Keep doing the right thing
FEED on faithfulness
Do everything you can to be faithful
Make faithfulness your goal
your pursuit
your satisfaction
if I was faithful for another day, that is good
more than your satisfaction,
make faithfulness your admiration!
I admire faithful people.

Faithfulness is hard! The Lord allowed me to exercise that muscle yesterday. I should have expected it, right!? Exercise, working out, is hard. We rarely enjoy it...until it is over...and then...it feels so good! To have done it, to  have done it faithfully. I've been trying to exercise every morning. I'm getting to the point where I don't really want to get up and do it anymore. I've had some success with it and that feels good, so I can take a little break now, right? Each new day that I get up and force myself to endure that workout, to push my weary body on for one more day, I'm met with reward, with satisfaction.

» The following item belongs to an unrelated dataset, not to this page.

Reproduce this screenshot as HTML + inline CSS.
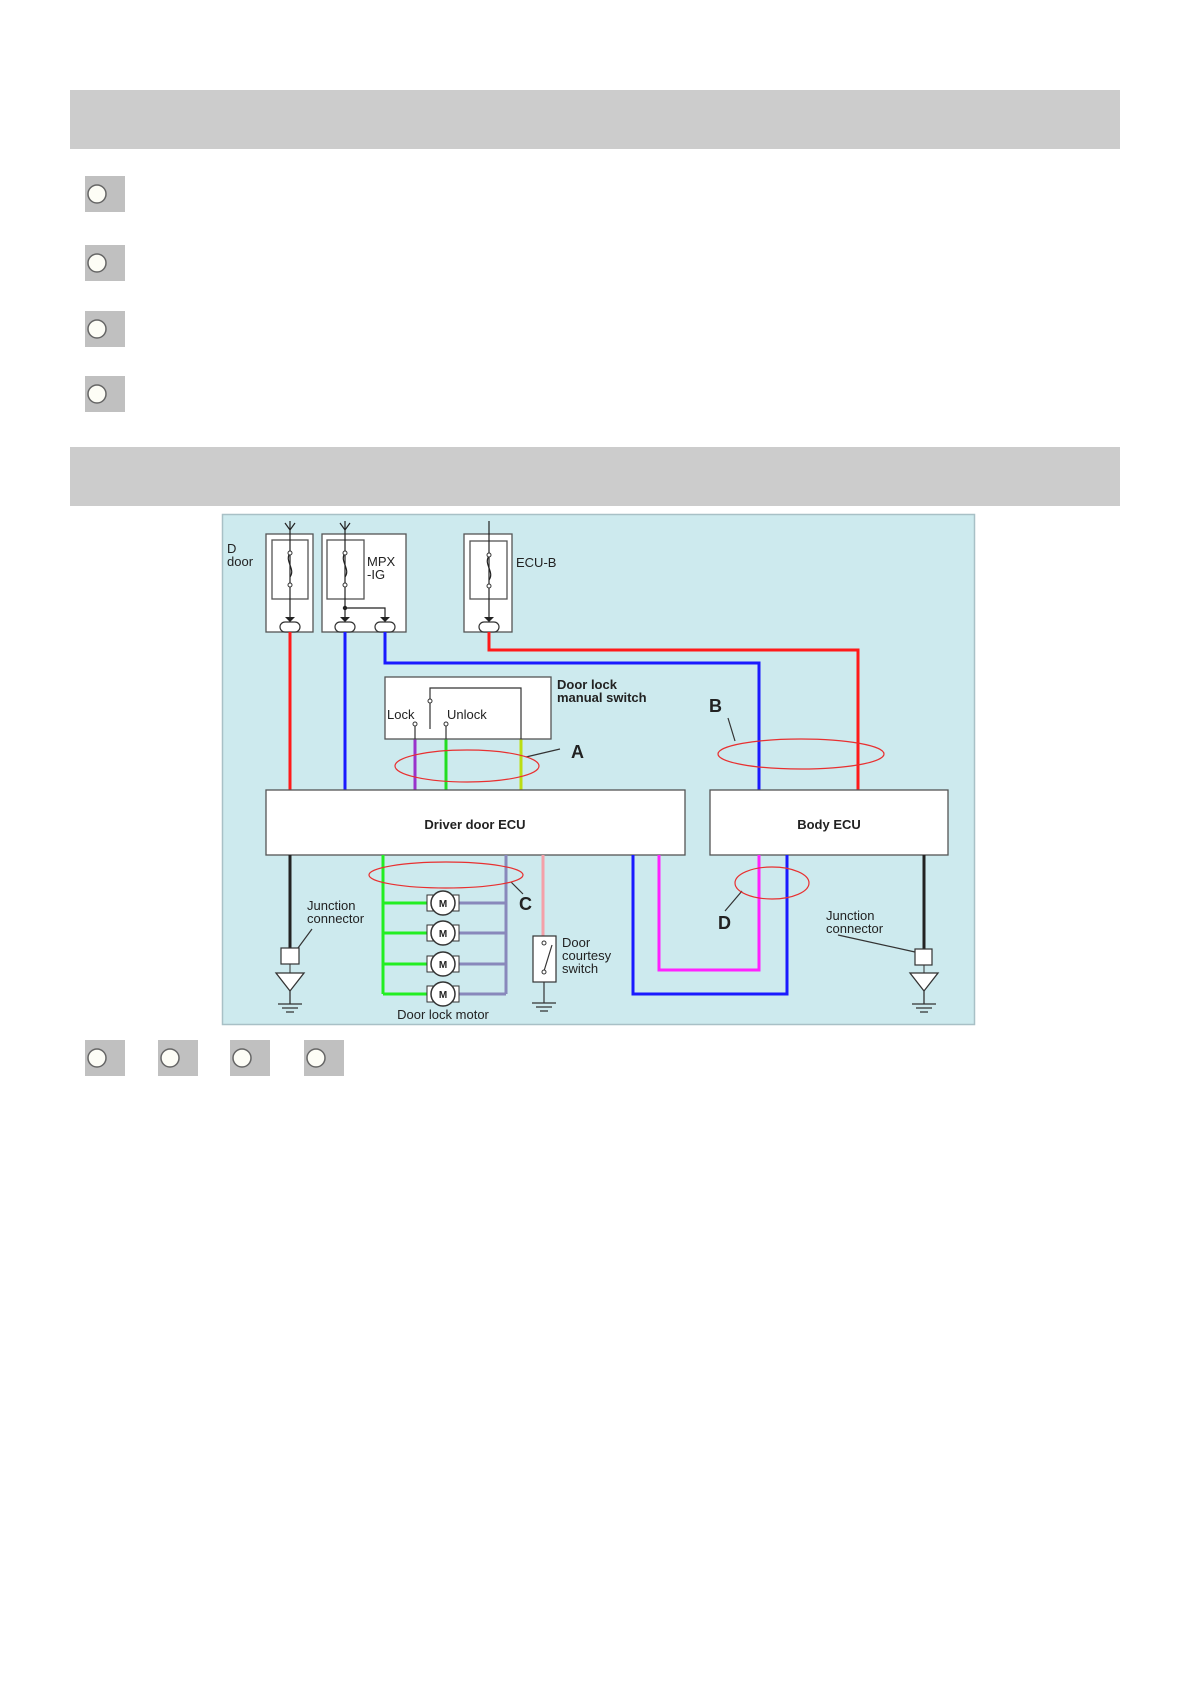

Faithfulness is good and satisfying. What a great reminder MacDonald gives us to keep Marching Forth in the Lord, to be faithful. You know, maybe I'm strange, but I kind of like tests. I always have. I remember in school...didn't like the homework so much, but when the test came, I was ready to see how much I really knew. I don't want to repeat those tests now because I think I've forgotten just about everything. I still in many ways however enjoy tests. Don't get me wrong, they are HARD, they are not fun. I cry a lot. I fail many. But, in the end, it feels so good! To bear through it with the Lord, to commune with Him in the hardest and darkest times, to allow Him to prove to us His faithfulness and His goodness. He is good. Afterwards, I look back at each test, each hard and difficult time, and thank the Lord for it, for growing me, for loving me enough to not leave me where I am. He loves me just as I am, but He also loves me enough to not leave me there. Thank you Lord! Let's see how well, I can be faithful and endure another night with a fussy baby who wants to wake up and eat way too often for a tired Momma. Maybe I'll have a better attitude with this perspective.

I was going to try not to add words, to simply state the next scripture, but I see that the Lord has plans to teach me through this. What was I thinking? I'm always too excited to share what He teaches me...how can I stay quiet? Next verse:

Fight the good fight of the faith. Take hold of the eternal life to which you were called and about which you made the good confession in the presence of many witnesses.  1 Timothy 6:12

1 comment:

Catie said...

I'm with ya on "trying not to add words.."; it never really works for me either. :)

What a great post! I can't say that I look forward to tests yet... maybe I'll get there someday! LOL!

I kept thinking, as I was reading this, how this is all true in the context of marriage as well. If we are faithful (to our spouse) and committed, how wonderful it is at the end [of the day, or our lives]!!